■ Stated exercise: Starting at the top of the records, output every line through the one that contains "width=7.61cm, minimum height=1.78cm]", keeping each exactly as it appears.

■ Records:
* start *

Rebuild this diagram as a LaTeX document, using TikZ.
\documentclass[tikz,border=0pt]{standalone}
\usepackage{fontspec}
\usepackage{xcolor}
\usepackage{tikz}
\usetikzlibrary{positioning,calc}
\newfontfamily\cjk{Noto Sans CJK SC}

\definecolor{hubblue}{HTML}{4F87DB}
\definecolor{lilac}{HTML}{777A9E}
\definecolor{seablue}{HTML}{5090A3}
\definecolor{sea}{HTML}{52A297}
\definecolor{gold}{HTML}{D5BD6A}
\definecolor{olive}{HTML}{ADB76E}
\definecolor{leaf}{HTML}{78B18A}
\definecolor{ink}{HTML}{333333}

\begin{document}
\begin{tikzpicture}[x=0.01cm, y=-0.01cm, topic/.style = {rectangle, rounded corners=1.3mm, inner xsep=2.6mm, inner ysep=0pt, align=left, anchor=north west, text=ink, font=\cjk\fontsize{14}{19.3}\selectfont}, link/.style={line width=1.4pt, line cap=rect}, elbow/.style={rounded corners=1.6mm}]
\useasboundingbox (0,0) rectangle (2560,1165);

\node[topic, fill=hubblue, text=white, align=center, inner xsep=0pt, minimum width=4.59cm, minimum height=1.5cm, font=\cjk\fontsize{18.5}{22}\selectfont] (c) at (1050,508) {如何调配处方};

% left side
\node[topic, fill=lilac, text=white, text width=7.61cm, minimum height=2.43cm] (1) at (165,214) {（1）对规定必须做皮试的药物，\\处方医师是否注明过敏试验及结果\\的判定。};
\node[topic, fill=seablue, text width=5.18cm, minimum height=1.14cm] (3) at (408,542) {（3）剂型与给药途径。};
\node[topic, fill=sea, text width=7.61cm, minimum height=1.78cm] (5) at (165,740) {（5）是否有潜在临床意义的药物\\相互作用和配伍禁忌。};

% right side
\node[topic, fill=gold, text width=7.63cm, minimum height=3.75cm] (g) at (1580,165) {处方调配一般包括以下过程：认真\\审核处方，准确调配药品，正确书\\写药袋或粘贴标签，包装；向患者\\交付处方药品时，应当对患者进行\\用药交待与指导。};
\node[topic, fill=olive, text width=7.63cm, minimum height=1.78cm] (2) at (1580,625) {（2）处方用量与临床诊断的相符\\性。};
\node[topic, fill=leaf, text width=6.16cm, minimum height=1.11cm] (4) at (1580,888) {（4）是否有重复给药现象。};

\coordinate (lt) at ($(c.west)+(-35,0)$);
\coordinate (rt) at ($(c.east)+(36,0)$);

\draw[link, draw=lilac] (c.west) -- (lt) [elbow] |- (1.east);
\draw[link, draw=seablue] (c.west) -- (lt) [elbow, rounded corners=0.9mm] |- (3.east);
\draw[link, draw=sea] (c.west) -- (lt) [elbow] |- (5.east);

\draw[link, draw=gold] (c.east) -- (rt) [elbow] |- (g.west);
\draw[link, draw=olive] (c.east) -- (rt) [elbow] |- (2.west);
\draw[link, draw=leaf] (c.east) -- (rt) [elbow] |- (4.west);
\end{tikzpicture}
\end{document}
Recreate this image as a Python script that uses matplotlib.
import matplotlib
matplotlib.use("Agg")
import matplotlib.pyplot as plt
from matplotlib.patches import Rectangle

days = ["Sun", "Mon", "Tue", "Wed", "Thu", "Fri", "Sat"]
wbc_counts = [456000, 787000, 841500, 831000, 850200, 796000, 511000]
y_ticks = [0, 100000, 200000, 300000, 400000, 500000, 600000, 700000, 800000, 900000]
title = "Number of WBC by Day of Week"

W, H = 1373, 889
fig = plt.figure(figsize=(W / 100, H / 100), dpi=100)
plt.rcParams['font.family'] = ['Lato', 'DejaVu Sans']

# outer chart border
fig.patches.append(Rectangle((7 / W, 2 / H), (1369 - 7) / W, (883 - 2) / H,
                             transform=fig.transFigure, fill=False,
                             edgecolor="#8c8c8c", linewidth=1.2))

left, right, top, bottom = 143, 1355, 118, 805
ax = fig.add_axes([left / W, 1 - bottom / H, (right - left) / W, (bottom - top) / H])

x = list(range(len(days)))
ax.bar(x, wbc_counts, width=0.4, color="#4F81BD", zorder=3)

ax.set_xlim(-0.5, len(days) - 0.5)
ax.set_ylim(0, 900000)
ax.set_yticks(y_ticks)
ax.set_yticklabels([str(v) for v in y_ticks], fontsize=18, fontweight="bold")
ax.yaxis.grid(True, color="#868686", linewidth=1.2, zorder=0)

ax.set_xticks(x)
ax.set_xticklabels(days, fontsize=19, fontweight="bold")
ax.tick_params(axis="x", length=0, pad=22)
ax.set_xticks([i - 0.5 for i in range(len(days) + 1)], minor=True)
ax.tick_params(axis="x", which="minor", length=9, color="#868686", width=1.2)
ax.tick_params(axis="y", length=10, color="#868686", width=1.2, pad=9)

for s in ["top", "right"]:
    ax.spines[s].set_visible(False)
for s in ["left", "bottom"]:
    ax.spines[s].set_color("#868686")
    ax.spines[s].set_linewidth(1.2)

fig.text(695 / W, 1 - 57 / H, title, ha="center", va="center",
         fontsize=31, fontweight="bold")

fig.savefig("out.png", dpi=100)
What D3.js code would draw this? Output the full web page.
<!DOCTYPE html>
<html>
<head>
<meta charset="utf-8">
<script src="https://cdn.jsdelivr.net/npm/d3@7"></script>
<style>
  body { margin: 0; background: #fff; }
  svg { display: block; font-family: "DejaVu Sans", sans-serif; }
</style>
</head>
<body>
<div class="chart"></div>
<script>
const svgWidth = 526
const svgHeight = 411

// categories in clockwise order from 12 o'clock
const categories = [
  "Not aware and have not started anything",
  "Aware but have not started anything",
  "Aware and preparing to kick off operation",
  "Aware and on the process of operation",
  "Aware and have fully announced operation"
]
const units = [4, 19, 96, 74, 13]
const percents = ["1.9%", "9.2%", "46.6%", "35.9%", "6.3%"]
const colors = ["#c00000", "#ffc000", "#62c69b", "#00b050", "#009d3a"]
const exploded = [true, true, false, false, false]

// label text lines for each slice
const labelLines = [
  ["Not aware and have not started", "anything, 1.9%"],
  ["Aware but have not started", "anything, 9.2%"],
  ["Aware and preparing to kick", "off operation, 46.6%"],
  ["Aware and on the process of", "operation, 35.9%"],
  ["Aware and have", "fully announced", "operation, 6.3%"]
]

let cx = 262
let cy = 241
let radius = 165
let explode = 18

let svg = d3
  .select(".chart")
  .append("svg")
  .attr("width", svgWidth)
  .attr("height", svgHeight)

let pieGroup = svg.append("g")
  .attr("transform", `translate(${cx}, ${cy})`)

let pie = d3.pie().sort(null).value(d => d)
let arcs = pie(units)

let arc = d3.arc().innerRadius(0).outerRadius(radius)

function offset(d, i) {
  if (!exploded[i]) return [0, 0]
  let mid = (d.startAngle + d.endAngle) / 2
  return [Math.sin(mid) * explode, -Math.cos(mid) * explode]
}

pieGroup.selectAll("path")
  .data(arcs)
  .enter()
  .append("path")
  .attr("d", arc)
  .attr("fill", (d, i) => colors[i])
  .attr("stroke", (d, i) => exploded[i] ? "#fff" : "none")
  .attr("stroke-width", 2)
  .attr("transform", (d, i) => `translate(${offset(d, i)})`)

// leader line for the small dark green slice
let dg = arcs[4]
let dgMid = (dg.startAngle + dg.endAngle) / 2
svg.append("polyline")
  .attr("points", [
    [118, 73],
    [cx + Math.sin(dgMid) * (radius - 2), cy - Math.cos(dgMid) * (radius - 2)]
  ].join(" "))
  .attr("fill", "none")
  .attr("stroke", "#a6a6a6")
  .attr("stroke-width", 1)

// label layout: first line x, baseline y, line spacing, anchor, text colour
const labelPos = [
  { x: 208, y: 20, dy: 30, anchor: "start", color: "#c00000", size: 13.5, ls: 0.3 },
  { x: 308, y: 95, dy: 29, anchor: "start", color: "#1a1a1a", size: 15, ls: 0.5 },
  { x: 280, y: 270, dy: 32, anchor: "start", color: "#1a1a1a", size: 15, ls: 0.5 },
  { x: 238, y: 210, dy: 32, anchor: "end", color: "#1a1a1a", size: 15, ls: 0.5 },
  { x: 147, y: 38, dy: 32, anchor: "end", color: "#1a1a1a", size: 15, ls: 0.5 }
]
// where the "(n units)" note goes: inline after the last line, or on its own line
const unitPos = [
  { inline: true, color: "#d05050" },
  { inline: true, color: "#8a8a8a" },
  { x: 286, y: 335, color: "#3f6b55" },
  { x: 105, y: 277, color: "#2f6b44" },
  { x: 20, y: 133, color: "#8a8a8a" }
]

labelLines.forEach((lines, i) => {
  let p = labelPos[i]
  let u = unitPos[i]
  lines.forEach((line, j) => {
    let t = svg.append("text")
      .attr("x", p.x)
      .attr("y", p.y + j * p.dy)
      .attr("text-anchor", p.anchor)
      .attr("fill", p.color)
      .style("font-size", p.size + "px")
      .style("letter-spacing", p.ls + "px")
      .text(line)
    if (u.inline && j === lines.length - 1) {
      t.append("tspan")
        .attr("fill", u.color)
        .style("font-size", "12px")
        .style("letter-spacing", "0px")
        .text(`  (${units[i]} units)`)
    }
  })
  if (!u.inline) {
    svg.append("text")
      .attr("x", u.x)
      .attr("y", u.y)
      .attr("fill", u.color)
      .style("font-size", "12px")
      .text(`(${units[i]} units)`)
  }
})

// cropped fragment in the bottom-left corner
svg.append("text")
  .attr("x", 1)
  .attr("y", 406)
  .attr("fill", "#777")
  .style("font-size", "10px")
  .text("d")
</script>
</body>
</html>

* end *

■ Reply to the exercise:
Rebuild this diagram as a LaTeX document, using TikZ.
\documentclass[tikz,border=0pt]{standalone}
\usepackage{fontspec}
\usepackage{xcolor}
\usepackage{tikz}
\usetikzlibrary{positioning,calc}
\newfontfamily\cjk{Noto Sans CJK SC}

\definecolor{hubblue}{HTML}{4F87DB}
\definecolor{lilac}{HTML}{777A9E}
\definecolor{seablue}{HTML}{5090A3}
\definecolor{sea}{HTML}{52A297}
\definecolor{gold}{HTML}{D5BD6A}
\definecolor{olive}{HTML}{ADB76E}
\definecolor{leaf}{HTML}{78B18A}
\definecolor{ink}{HTML}{333333}

\begin{document}
\begin{tikzpicture}[x=0.01cm, y=-0.01cm, topic/.style = {rectangle, rounded corners=1.3mm, inner xsep=2.6mm, inner ysep=0pt, align=left, anchor=north west, text=ink, font=\cjk\fontsize{14}{19.3}\selectfont}, link/.style={line width=1.4pt, line cap=rect}, elbow/.style={rounded corners=1.6mm}]
\useasboundingbox (0,0) rectangle (2560,1165);

\node[topic, fill=hubblue, text=white, align=center, inner xsep=0pt, minimum width=4.59cm, minimum height=1.5cm, font=\cjk\fontsize{18.5}{22}\selectfont] (c) at (1050,508) {如何调配处方};

% left side
\node[topic, fill=lilac, text=white, text width=7.61cm, minimum height=2.43cm] (1) at (165,214) {（1）对规定必须做皮试的药物，\\处方医师是否注明过敏试验及结果\\的判定。};
\node[topic, fill=seablue, text width=5.18cm, minimum height=1.14cm] (3) at (408,542) {（3）剂型与给药途径。};
\node[topic, fill=sea, text width=7.61cm, minimum height=1.78cm] (5) at (165,740) {（5）是否有潜在临床意义的药物\\相互作用和配伍禁忌。};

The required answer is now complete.